It's time to put all else aside and start a new woodworking project. The shed in the garden needs some new windows. The current ones are mostly a shell of paint with a little bit of crumbly wood inside. These are the ones to be replaced.
They don't look too bad in a picture, but trust me, they are crap.
Now, I almost know nothing about outdoor woodworking and how to protect it from the environment. So I asked around on woodworking.nl and I browsed around in the library. This little book from a consumers organisation, published in 1994, is actually quite good and detailed. Especially important, it has local information, about how things like this are made in our country with currently available materials.

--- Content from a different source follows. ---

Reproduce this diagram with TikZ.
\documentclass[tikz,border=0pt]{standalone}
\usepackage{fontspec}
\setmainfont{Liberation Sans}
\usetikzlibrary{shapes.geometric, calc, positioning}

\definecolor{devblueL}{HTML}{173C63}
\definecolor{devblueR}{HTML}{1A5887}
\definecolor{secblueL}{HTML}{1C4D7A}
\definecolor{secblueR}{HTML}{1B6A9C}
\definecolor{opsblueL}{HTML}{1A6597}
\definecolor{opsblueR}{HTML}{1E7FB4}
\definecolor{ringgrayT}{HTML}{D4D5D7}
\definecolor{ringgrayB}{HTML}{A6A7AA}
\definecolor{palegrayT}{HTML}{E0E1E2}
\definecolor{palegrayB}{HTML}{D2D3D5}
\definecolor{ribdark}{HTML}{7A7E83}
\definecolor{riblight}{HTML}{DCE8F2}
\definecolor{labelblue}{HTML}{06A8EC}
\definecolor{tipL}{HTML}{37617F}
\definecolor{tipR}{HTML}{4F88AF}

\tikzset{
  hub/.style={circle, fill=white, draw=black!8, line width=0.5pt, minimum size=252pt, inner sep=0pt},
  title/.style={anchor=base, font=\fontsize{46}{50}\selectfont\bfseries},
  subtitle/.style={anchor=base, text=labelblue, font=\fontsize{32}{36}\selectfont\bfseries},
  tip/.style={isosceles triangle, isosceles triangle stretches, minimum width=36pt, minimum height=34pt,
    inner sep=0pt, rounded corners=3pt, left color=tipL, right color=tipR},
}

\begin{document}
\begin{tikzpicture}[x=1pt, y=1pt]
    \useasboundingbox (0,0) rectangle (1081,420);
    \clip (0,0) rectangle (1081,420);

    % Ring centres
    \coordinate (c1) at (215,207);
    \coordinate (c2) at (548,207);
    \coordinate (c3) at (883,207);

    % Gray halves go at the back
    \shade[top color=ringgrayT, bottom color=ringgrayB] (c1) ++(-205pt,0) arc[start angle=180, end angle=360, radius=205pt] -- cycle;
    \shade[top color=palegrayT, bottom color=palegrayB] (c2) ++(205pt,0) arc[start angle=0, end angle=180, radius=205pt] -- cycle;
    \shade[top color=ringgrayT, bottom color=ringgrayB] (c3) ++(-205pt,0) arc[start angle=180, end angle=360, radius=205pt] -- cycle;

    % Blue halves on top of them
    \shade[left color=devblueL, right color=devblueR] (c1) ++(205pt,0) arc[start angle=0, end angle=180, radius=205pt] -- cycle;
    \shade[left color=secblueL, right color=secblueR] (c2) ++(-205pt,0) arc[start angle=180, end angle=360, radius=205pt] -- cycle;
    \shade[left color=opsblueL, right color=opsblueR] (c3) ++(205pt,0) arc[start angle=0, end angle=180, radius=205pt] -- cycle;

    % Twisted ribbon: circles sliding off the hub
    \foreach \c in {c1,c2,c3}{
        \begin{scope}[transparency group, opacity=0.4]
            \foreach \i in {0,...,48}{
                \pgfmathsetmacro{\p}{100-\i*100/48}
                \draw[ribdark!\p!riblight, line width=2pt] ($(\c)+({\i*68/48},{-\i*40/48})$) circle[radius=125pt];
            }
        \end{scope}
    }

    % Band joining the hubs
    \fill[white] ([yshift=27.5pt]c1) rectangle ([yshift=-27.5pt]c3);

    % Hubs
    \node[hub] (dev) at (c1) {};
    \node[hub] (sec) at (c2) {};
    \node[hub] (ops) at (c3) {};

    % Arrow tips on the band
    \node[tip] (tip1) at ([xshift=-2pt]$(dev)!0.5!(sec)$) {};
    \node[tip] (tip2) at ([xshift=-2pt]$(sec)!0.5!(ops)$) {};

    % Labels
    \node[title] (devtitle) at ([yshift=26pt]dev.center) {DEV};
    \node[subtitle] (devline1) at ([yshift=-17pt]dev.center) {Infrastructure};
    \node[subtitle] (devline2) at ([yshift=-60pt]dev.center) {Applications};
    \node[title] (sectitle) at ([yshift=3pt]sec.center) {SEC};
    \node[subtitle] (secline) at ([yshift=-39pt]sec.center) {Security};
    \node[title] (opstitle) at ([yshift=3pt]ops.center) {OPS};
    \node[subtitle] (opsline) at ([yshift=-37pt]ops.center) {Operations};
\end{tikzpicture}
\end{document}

So I got myself some prefabricated window stock. This is almost all made from Meranti, a kind of wood I haven't worked with before. It should be more wheater resitant then pine, which was used mostly in the past, but it gets painted anyway.

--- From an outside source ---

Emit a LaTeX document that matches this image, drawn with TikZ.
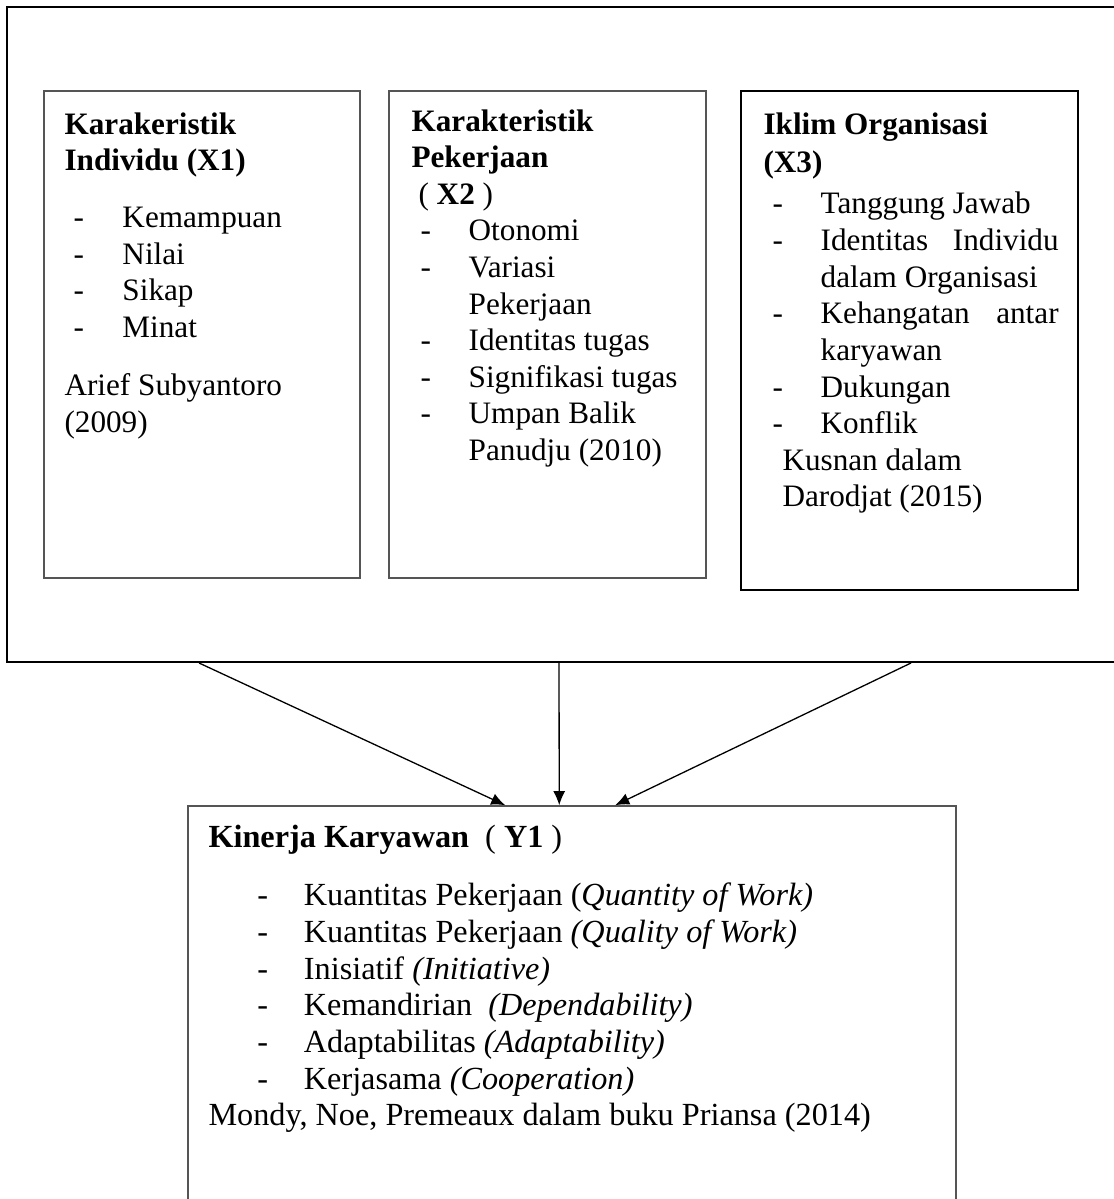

Meranti is sold in standard sizes for windows with all the rebates allready cut. These sizes are a bit too bulky for the walls of a shed like this. My walls are only 10 cm thick, while the walls from a normal house are more like 30 cm. I also want to change the looks of the window a bit, letting them deeper into the wall, so it doesn't have the same "flat" look as the old ones. This means that I have to change the standard sizes.

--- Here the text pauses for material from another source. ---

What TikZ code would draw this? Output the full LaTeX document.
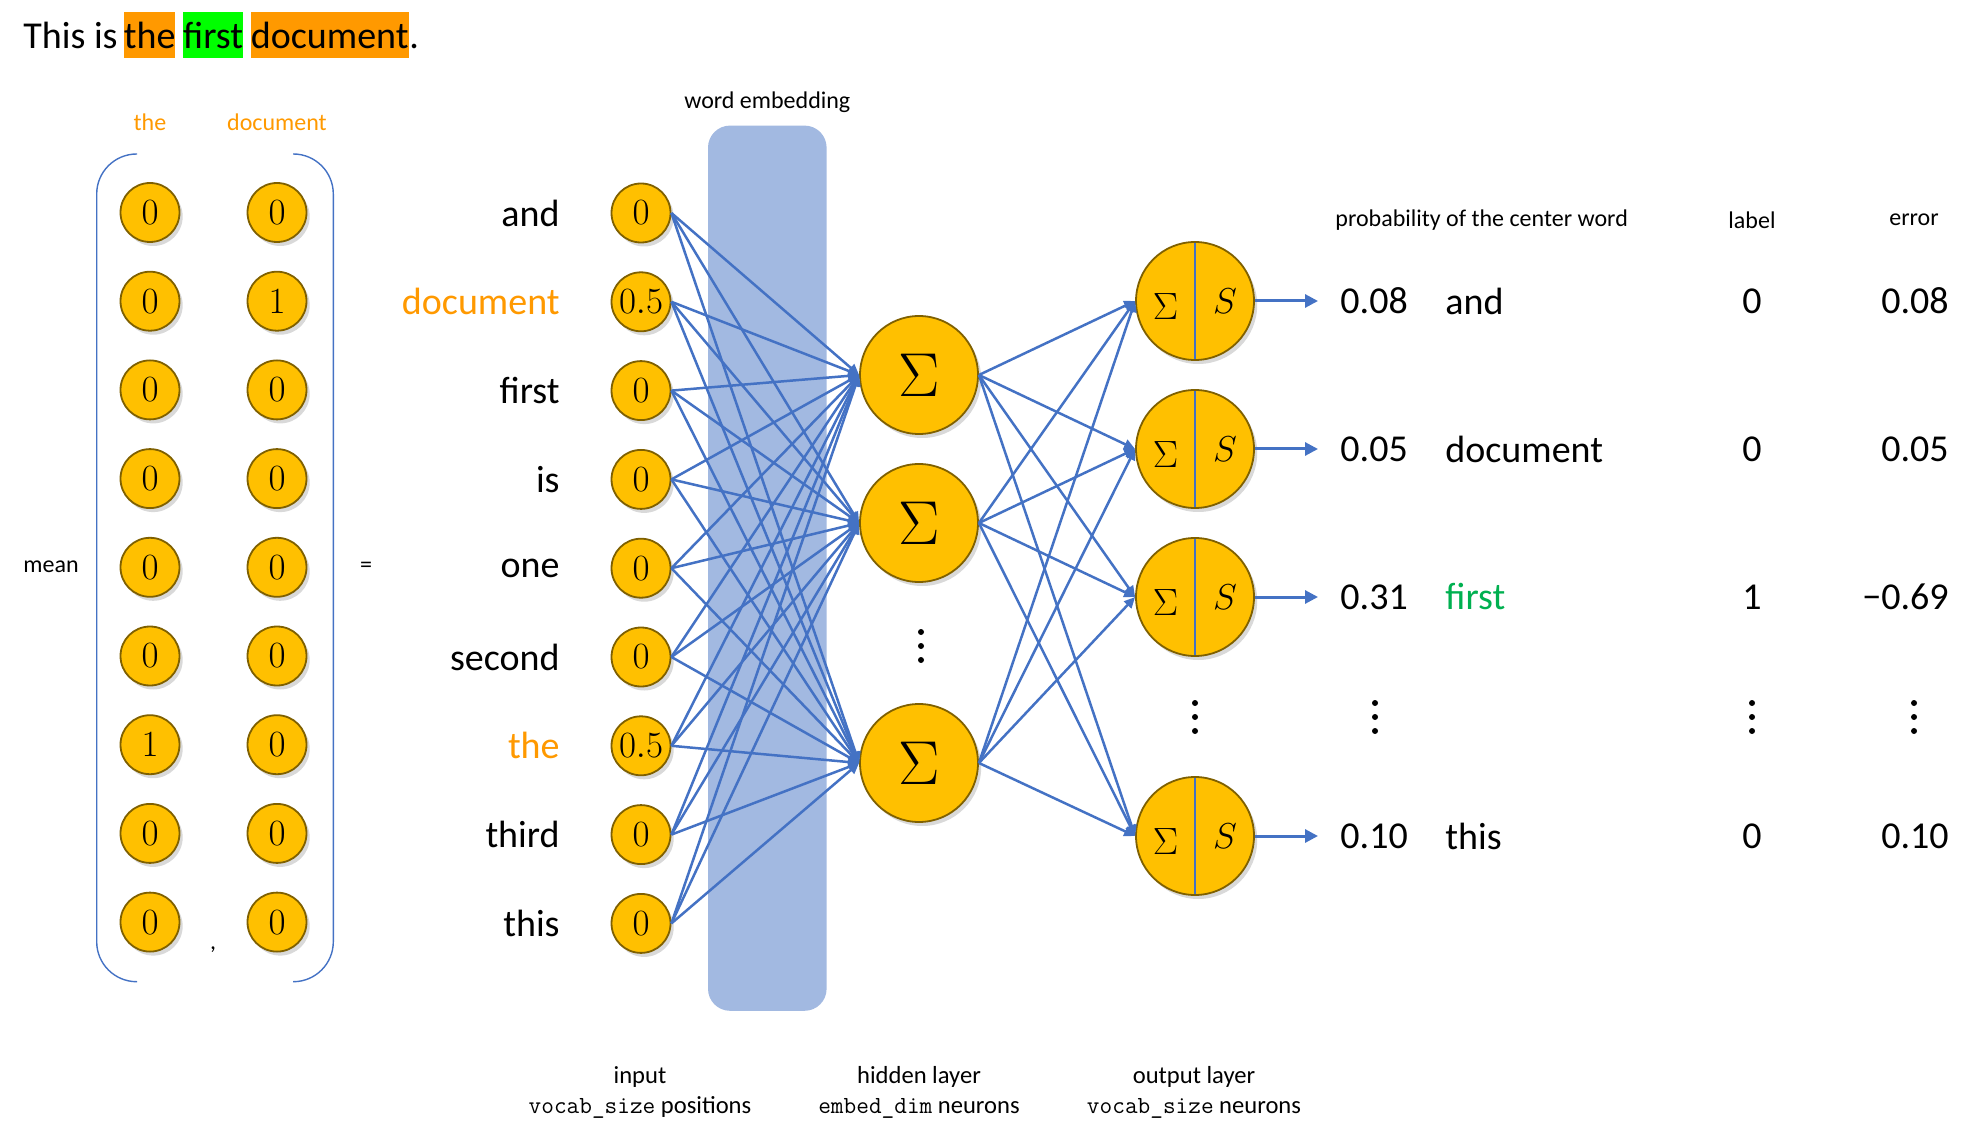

A bit of work for the tablesaw.
Here I have been cutting the sloping deck of the lower window sill. My saw doesn't reach far enough, so I had to remove the rest with a chisel and clean up with a plane.
Meranti is weird stuff. Very soft and light weight. Splintery and loves to tear out. With the famous chipbreaker technique it is no problem to plane though. You must handle the wood carefully, because it dents easilly.